Non c’è dubbio che la rissa nello Studio Ovale è stata determinata dal fatto che gli USA non intendono offrire garanzie di sicurezza all’Ucraina né rischiare di venire coinvolti in un conflitto con la Russia, ma la dinamica del battibecco ha evidenziato un grave dilettantismo nella gestione dell’incontro, inaspettato in incontri ad alto livello tra capi di Stato in cui le diatribe sono spesso molto accese ma vengono tenute lontano dai riflettori mediatici.
I summit prevedono una iniziale “photo opportunity” della durata di pochi minuti in cui i giornalisti scambiano qualche parola con i leader, scattano foto e fanno riprese video. Successivamente, a porte chiuse, si tengono i colloqui tra i leader, che possono essere anche duri come quello che abbiamo visto venerdì ma in cui nessuno perde la faccia perché si svolgono lontano dai media e dal pubblico.
Al termine dei colloqui, con gli staff della comunicazione si stabilisce cosa dichiarare congiuntamente e quali note di linguaggio utilizzare per definire i temi all’ordine del giorno, specie se vi sono visioni divergenti.
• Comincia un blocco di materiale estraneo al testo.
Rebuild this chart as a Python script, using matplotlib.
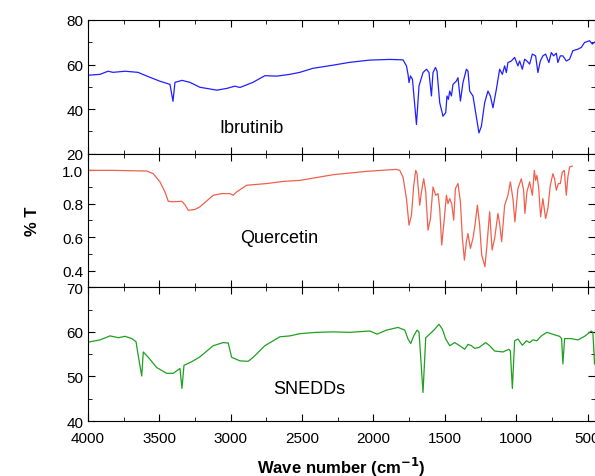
import matplotlib
matplotlib.use('Agg')
import matplotlib.pyplot as plt
from matplotlib.ticker import MultipleLocator

plt.rcParams['font.family'] = ['Liberation Sans', 'DejaVu Sans']

# Ibrutinib spectrum (wave number, %T)
ibr_wn = [4000, 3916, 3860, 3825, 3741, 3650, 3587, 3496, 3426, 3405, 3391, 3342, 3286, 3216,
          3097, 3027, 2971, 2936, 2845, 2761, 2677, 2586, 2516, 2425, 2285, 2166, 2026, 1886,
          1793, 1769, 1758, 1751, 1741, 1727, 1699, 1681, 1653, 1629, 1611, 1594, 1583, 1566,
          1555, 1536, 1513, 1494, 1485, 1475, 1466, 1454, 1443, 1419, 1408, 1391, 1373, 1349,
          1338, 1326, 1303, 1284, 1261, 1244, 1221, 1198, 1181, 1163, 1139, 1116, 1097, 1081,
          1069, 1058, 1034, 1011, 988, 976, 957, 941, 925, 906, 887, 864, 848, 831, 813, 794,
          771, 754, 738, 719, 708, 691, 673, 649, 626, 603, 568, 544, 521, 486, 467, 451]
ibr_t = [55.2, 55.6, 57.0, 56.5, 57.0, 56.5, 54.8, 52.5, 51.1, 43.5, 52.0, 52.9, 52.0, 49.8,
         48.5, 49.3, 50.3, 49.7, 52.0, 55.0, 54.8, 55.6, 56.5, 58.3, 59.7, 61.0, 62.0, 62.3,
         62.1, 59.4, 55.6, 51.9, 54.9, 53.4, 33.1, 50.4, 56.4, 57.9, 56.4, 45.9, 56.4, 58.7,
         57.1, 42.9, 36.8, 38.4, 45.9, 44.4, 48.1, 45.9, 51.1, 52.6, 54.1, 43.6, 51.9, 57.9,
         57.1, 48.1, 45.9, 38.4, 29.3, 32.3, 42.9, 48.1, 45.9, 40.6, 48.9, 57.9, 55.6, 59.4,
         56.4, 60.9, 61.6, 63.2, 59.4, 61.6, 57.9, 62.4, 61.6, 60.2, 64.7, 63.9, 56.4, 61.6,
         63.9, 64.7, 60.9, 65.4, 63.9, 65.1, 60.9, 63.9, 63.9, 61.6, 62.4, 66.2, 66.9, 67.7,
         69.9, 70.7, 69.2, 70.0]

# Quercetin spectrum (wave number, T)
que_wn = [4000, 3823, 3589, 3543, 3496, 3461, 3438, 3403, 3344, 3321, 3298, 3251, 3216, 3123,
          3064, 3006, 2983, 2959, 2889, 2749, 2632, 2516, 2283, 2049, 1839, 1816, 1793, 1769,
          1751, 1734, 1718, 1704, 1695, 1676, 1664, 1648, 1634, 1618, 1601, 1583, 1564, 1548,
          1536, 1522, 1508, 1489, 1478, 1466, 1452, 1438, 1426, 1408, 1391, 1377, 1363, 1349,
          1338, 1321, 1303, 1289, 1272, 1256, 1242, 1219, 1205, 1186, 1169, 1151, 1128, 1116,
          1102, 1081, 1058, 1041, 1023, 1009, 988, 964, 948, 939, 925, 906, 887, 873, 864, 855,
          843, 829, 813, 794, 778, 761, 743, 731, 719, 705, 691, 677, 663, 649, 638, 626, 607]
que_t = [1.0, 1.0, 0.996, 0.98, 0.931, 0.871, 0.815, 0.812, 0.815, 0.795, 0.761, 0.766, 0.782,
         0.851, 0.861, 0.861, 0.851, 0.871, 0.911, 0.921, 0.934, 0.94, 0.974, 0.994, 1.006,
         1.0, 0.96, 0.831, 0.672, 0.732, 0.911, 1.0, 0.98, 0.791, 0.871, 0.95, 0.871, 0.642,
         0.712, 0.901, 0.851, 0.861, 0.772, 0.553, 0.672, 0.851, 0.801, 0.831, 0.801, 0.702,
         0.891, 0.921, 0.811, 0.593, 0.463, 0.573, 0.622, 0.533, 0.593, 0.672, 0.791, 0.672,
         0.493, 0.424, 0.553, 0.752, 0.523, 0.593, 0.742, 0.682, 0.573, 0.791, 0.851, 0.931,
         0.831, 0.692, 0.891, 0.95, 0.881, 0.742, 0.871, 0.931, 0.851, 1.0, 0.94, 0.97, 0.901,
         0.722, 0.831, 0.712, 0.772, 0.911, 0.98, 0.95, 0.881, 0.921, 0.921, 0.99, 1.0, 0.851,
         0.96, 1.02, 1.026]

# SNEDDs spectrum (wave number, %T)
sne_wn = [4000, 3916, 3846, 3788, 3741, 3694, 3664, 3648, 3624, 3613, 3578, 3519, 3449, 3403,
          3356, 3342, 3328, 3274, 3216, 3123, 3053, 3018, 2994, 2936, 2878, 2843, 2761, 2656,
          2586, 2516, 2399, 2283, 2166, 2026, 1975, 1909, 1828, 1781, 1758, 1739, 1718, 1695,
          1681, 1653, 1634, 1606, 1571, 1541, 1517, 1494, 1466, 1431, 1396, 1361, 1338, 1314,
          1291, 1261, 1214, 1186, 1151, 1093, 1051, 1041, 1027, 1011, 988, 957, 929, 906, 883,
          855, 824, 785, 747, 696, 682, 673, 661, 614, 568, 521, 474, 463, 451]
sne_t = [57.7, 58.2, 59.1, 58.7, 59.0, 58.5, 57.8, 54.6, 50.1, 55.5, 54.3, 52.0, 50.7, 50.7,
         51.8, 47.3, 52.5, 53.3, 54.4, 56.9, 57.6, 57.5, 54.3, 53.5, 53.4, 54.3, 56.9, 58.9,
         59.1, 59.6, 59.9, 60.0, 59.9, 60.2, 59.5, 60.4, 61.0, 60.4, 58.4, 57.4, 59.1, 60.4,
         60.0, 46.4, 58.7, 59.5, 60.6, 61.7, 60.6, 58.4, 56.9, 57.6, 56.9, 56.1, 57.2, 56.9,
         56.3, 56.5, 57.6, 56.9, 55.7, 55.5, 56.1, 55.7, 47.3, 58.0, 58.4, 57.0, 58.0, 57.6,
         58.2, 58.0, 59.1, 59.9, 59.5, 59.0, 58.5, 52.8, 58.5, 58.5, 58.2, 59.0, 60.2, 59.9, 52.8]

fig, axes = plt.subplots(3, 1, figsize=(5.95, 4.77), dpi=100, sharex=True)
fig.subplots_adjust(left=0.148, right=0.9995, top=0.956, bottom=0.1153, hspace=0)

panels = [
    (ibr_wn, ibr_t, '#2020ff', 'Ibrutinib', (20, 80), 20, 10, (3080, 31.7)),
    (que_wn, que_t, '#f0604e', 'Quercetin', (0.3, 1.1), 0.2, 0.1, (2935, 0.6)),
    (sne_wn, sne_t, '#20a020', 'SNEDDs', (40, 70), 10, 5, (2705, 47.2)),
]

for ax, (wn, t, col, name, ylim, major, minor, pos) in zip(axes, panels):
    ax.plot(wn, t, color=col, lw=0.9)
    ax.set_ylim(*ylim)
    ax.yaxis.set_major_locator(MultipleLocator(major))
    ax.yaxis.set_minor_locator(MultipleLocator(minor))
    ax.xaxis.set_major_locator(MultipleLocator(500))
    ax.xaxis.set_minor_locator(MultipleLocator(250))
    ax.tick_params(which='both', direction='in', top=True, right=True, labelsize=11)
    ax.tick_params(which='major', length=5)
    ax.tick_params(which='minor', length=3)
    ax.text(pos[0], pos[1], name, fontsize=13, va='center', ha='left')

axes[1].set_yticks([0.4, 0.6, 0.8, 1.0])
axes[1].set_yticklabels(['0.4', '0.6', '0.8', '1.0'])
axes[0].set_yticks([20, 40, 60, 80])
axes[2].set_yticks([40, 50, 60, 70])
axes[2].set_xlim(4000, 450)
axes[2].tick_params(axis='x', which='major', pad=7)
axes[2].set_xlabel('Wave number (cm$^{\\mathbf{-1}}$)', fontsize=12, fontweight='bold', labelpad=7)
axes[1].set_ylabel('% T', fontsize=12, fontweight='bold', labelpad=16)

plt.savefig('out.png', dpi=100)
Solo dopo aver definito questi aspetti i due leader si presentano alla conferenza stampa congiunta con tutti gli strumenti necessari a evitare di mostrare in pubblico aspre contrapposizioni.
Venerdì invece la “photo opportunity” è stata trasformata in dibattito davanti ai media e in conferenza stampa: grossolano errore tecnico che ha portato a un disastro sorprendente in un contesto come quello della Casa Bianca, a meno che non si sia trattato di un agguato teso a screditare Zelensky, mettendolo all’angolo e ridicolizzandolo, mostrandolo come un bullo che pretende sempre più armi e denaro dagli Stati Uniti.
Richieste a cui “il nuovo sceriffo” (come il vicepresidente JD Vance ha chiamato Trump) si oppone per tutelare gli interessi degli Stati Uniti e dei contribuenti americani. Se questa ipotesi fosse confermata, la missione è stata compiuta, in modo inurbano e brutale ma con successo. Non a caso poco dopo la cacciata della delegazione ucraina dalla Casa Bianca il senatore repubblicano Lindsey Graham, da sempre grande sostenitore di Zelensky, ne ha chiesto le dimissioni.
Trump ha quindi seminato il panico a Kiev e gettato nel caos l’Europa. L’unica cosa certa è che a Mosca in molti hanno brindato.